Ahmad Kadhim, 17, was among the worshippers. He said he was disappointed al-Sadr himself did not appear at the service. “I would have been happy just to see him, but this wish did not come true,” he said.
By capitalizing on fears that the mass prayer could turn into protests, al-Sadr sent a potent message of his authority and power. The event was among the largest gatherings of al-Sadr’s followers after the U.S.-led invasion that toppled Saddam Hussein in 2003. But more importantly, it carried a message to al-Sadr’s political rivals of his ability to mobilize the Iraqi street and destabilize the country.
In a tweet on Thursday ahead of the prayer, al-Sadr said the choice to protest was up to his followers.
“I support them if they want to stand up for reform,” he wrote. Many considered that a veiled threat to his rivals.

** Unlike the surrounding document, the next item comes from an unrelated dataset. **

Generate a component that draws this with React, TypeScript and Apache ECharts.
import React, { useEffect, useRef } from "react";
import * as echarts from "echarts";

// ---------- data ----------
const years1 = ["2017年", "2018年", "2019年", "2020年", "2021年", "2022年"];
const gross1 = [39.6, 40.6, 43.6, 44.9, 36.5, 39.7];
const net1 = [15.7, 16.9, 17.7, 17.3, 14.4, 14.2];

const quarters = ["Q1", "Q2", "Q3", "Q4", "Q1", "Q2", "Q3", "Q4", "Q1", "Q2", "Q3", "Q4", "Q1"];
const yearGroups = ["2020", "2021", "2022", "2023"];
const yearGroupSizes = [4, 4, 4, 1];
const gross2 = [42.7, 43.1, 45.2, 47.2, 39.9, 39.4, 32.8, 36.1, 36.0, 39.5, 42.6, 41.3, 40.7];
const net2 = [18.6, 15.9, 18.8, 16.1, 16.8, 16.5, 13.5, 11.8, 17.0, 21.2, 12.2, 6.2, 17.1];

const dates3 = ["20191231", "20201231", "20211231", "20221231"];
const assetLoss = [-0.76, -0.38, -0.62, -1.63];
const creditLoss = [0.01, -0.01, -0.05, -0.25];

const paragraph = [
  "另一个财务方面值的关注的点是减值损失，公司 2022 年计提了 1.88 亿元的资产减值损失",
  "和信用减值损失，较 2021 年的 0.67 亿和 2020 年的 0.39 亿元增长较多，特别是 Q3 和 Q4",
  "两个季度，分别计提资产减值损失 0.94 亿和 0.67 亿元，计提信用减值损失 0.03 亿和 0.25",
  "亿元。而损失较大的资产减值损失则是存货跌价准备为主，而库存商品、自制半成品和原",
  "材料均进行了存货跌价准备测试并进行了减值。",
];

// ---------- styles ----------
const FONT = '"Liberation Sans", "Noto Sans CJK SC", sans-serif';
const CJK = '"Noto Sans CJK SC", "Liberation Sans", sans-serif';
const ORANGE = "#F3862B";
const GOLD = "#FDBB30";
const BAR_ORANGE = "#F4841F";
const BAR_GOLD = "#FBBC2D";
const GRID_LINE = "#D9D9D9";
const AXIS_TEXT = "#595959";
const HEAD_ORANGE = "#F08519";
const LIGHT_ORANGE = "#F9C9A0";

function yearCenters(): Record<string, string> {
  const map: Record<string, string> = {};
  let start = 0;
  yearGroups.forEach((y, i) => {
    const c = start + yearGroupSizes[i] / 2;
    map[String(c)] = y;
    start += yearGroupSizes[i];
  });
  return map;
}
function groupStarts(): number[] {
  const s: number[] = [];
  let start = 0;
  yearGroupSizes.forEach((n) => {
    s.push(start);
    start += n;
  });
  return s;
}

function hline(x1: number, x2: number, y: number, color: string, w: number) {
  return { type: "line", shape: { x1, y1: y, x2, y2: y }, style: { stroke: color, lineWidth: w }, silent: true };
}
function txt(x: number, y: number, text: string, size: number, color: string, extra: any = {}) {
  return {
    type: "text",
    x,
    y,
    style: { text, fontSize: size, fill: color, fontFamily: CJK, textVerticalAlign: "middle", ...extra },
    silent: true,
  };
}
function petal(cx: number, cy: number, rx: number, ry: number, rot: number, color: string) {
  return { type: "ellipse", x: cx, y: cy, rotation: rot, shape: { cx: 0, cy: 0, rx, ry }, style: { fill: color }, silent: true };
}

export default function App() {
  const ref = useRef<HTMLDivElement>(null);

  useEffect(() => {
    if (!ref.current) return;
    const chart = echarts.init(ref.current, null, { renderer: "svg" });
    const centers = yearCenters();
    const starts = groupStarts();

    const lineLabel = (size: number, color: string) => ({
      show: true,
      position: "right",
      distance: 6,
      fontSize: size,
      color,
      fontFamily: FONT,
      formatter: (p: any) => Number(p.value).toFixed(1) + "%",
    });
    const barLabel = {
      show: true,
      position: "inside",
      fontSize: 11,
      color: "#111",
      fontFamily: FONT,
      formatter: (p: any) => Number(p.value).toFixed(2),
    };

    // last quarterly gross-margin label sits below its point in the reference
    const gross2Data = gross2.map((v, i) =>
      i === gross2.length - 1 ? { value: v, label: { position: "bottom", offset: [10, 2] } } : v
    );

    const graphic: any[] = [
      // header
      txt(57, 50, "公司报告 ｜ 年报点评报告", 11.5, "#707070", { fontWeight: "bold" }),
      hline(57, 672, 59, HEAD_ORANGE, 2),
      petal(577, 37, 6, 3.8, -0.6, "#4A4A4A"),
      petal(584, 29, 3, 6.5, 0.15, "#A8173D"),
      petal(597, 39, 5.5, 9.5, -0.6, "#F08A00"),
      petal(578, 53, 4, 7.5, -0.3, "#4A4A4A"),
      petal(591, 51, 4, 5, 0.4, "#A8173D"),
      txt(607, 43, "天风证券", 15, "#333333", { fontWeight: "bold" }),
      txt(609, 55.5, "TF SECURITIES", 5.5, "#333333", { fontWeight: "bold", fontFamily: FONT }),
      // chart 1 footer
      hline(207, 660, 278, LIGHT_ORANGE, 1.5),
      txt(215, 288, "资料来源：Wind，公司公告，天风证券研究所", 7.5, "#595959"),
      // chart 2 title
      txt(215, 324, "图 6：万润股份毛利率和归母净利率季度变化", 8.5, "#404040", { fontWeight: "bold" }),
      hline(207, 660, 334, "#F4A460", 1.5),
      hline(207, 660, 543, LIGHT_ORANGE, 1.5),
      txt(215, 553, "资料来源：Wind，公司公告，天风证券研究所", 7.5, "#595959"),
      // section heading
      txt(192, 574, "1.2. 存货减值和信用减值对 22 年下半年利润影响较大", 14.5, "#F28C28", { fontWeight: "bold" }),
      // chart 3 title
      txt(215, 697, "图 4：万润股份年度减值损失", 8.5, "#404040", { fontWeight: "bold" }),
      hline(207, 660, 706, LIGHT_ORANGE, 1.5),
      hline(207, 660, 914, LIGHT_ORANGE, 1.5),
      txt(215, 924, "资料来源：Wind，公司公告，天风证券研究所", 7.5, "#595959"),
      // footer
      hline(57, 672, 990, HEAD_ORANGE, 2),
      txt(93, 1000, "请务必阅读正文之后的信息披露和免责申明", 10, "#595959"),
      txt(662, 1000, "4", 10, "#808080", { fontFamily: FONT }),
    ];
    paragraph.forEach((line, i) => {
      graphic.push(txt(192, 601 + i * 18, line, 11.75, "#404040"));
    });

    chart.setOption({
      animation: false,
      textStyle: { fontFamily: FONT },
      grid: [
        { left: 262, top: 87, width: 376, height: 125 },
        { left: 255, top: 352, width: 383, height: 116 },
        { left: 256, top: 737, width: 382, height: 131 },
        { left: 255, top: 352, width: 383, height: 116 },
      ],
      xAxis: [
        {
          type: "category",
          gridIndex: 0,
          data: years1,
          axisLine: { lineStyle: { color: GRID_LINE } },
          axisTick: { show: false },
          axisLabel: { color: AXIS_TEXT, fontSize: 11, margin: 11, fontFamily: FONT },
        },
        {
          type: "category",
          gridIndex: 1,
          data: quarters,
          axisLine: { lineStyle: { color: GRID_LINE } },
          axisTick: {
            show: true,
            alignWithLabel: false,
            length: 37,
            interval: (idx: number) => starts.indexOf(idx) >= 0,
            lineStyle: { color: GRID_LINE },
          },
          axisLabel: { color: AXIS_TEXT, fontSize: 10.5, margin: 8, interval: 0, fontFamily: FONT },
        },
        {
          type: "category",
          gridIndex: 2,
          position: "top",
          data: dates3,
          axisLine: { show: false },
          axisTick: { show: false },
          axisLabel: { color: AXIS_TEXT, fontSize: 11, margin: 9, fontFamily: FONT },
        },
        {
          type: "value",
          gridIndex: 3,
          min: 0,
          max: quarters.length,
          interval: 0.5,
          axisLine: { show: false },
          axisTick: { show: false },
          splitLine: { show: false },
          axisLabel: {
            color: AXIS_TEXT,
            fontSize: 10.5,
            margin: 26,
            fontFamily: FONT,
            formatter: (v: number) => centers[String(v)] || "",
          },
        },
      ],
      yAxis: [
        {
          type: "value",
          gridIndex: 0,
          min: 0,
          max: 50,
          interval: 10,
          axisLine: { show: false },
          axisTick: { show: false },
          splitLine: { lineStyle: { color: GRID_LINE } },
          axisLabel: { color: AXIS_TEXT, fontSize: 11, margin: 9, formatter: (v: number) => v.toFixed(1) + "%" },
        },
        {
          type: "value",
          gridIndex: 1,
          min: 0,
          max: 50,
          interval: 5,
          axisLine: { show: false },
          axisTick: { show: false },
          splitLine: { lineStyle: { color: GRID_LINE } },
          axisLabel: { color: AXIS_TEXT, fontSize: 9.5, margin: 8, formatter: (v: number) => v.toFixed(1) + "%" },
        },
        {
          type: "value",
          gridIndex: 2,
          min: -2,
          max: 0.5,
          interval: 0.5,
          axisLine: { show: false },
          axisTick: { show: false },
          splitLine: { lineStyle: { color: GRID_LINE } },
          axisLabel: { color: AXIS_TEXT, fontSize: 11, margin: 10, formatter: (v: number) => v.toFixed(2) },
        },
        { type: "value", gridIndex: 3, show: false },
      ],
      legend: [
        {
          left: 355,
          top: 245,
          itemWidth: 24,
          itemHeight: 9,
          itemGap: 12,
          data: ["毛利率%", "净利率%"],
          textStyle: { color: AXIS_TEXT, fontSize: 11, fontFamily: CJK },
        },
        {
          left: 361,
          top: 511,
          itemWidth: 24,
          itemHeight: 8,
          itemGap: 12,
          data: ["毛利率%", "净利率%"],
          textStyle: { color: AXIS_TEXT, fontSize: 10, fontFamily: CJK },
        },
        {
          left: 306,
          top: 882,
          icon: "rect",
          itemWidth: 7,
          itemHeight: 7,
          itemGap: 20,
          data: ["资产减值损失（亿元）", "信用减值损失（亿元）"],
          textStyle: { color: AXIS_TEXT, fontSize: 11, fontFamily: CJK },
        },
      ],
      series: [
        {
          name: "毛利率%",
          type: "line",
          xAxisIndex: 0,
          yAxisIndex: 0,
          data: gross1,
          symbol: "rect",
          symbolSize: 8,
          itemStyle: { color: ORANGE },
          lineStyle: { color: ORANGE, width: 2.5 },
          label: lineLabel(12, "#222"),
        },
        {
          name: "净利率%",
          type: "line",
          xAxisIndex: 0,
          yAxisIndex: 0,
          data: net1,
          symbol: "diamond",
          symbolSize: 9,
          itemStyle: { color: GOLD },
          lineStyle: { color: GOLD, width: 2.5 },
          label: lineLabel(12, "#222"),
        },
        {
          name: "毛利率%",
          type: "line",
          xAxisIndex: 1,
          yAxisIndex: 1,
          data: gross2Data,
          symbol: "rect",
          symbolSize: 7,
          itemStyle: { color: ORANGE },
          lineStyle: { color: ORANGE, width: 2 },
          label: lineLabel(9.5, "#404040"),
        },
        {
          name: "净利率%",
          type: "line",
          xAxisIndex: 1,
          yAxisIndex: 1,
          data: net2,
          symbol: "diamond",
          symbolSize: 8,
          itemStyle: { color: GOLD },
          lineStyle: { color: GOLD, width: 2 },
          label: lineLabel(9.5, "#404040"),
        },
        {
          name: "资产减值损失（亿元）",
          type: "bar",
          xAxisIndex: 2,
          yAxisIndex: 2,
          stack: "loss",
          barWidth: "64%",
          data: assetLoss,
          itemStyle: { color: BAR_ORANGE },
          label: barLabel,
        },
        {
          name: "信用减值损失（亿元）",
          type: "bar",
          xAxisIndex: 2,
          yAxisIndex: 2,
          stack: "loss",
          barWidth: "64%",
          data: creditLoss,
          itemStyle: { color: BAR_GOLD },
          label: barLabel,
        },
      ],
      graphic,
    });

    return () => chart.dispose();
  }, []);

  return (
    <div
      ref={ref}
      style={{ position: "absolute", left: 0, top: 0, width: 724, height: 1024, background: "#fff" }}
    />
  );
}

Al-Sadr, who won the most seats in the October national elections, withdrew from the government formation last month, following eight months of stalemate. In line with his orders, the members of his parliamentary bloc resigned.

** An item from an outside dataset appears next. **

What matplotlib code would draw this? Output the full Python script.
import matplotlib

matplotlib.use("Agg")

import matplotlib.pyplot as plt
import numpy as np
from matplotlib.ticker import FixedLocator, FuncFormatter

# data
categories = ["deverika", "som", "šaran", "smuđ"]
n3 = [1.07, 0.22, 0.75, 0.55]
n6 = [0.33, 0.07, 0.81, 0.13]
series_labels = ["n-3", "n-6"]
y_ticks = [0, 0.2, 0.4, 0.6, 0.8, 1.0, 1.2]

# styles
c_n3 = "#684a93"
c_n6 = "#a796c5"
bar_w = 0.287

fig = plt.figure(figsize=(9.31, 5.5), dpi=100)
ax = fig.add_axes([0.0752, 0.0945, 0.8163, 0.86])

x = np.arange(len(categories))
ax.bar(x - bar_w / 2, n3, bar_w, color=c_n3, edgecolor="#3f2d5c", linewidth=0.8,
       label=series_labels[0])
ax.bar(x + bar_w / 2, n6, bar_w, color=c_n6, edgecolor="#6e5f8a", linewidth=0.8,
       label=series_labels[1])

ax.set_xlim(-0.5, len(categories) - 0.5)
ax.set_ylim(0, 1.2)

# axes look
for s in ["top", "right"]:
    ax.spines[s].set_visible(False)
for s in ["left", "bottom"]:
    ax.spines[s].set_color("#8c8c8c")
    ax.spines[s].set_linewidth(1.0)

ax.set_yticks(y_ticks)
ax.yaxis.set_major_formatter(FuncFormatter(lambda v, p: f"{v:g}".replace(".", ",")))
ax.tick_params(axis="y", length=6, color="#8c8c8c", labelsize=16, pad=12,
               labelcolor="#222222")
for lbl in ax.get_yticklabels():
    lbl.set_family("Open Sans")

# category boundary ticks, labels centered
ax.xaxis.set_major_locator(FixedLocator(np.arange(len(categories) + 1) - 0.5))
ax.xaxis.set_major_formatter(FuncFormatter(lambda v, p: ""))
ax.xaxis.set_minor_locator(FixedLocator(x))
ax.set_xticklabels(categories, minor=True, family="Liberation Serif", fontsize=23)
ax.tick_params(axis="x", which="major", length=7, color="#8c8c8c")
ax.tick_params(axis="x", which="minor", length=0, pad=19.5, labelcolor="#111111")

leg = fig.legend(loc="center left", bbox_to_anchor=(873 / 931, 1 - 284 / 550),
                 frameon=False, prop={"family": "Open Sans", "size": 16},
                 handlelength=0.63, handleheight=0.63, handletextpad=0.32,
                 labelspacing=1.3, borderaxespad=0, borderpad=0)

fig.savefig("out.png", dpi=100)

Al-Sadr had sought to form a government with Sunni and Kurdish allies that excluded Iran-backed parties lead by his long-time rival, former Prime Minister Nouri al-Maliki.
The surprise move shocked his opponents and his supporters alike, sparking fears of more unrest and street protests if al-Maliki forged ahead with government formation plans that excluded al-Sadr.
If the political crisis extends to August, it will be the longest that Iraq has gone without a government since elections.
The threat of mass demonstrations is a well established tactic by al-Sadr that has proven successful in the past. In 2016, al-Sadr’s supporters repeatedly the Green Zone, a heavily fortified area housing Iraq’s government buildings and foreign embassies, even storming parliament complex and attacking officials.
The prayer service is also an ode to al-Sadr’s father, cleric Muhammad Sadiq al-Sadr, from whom he derives much of his support base. The elder al-Sadr had held Friday prayer service in defiance of the Saddam regime in the 1990s. He was was assassinated in 1999.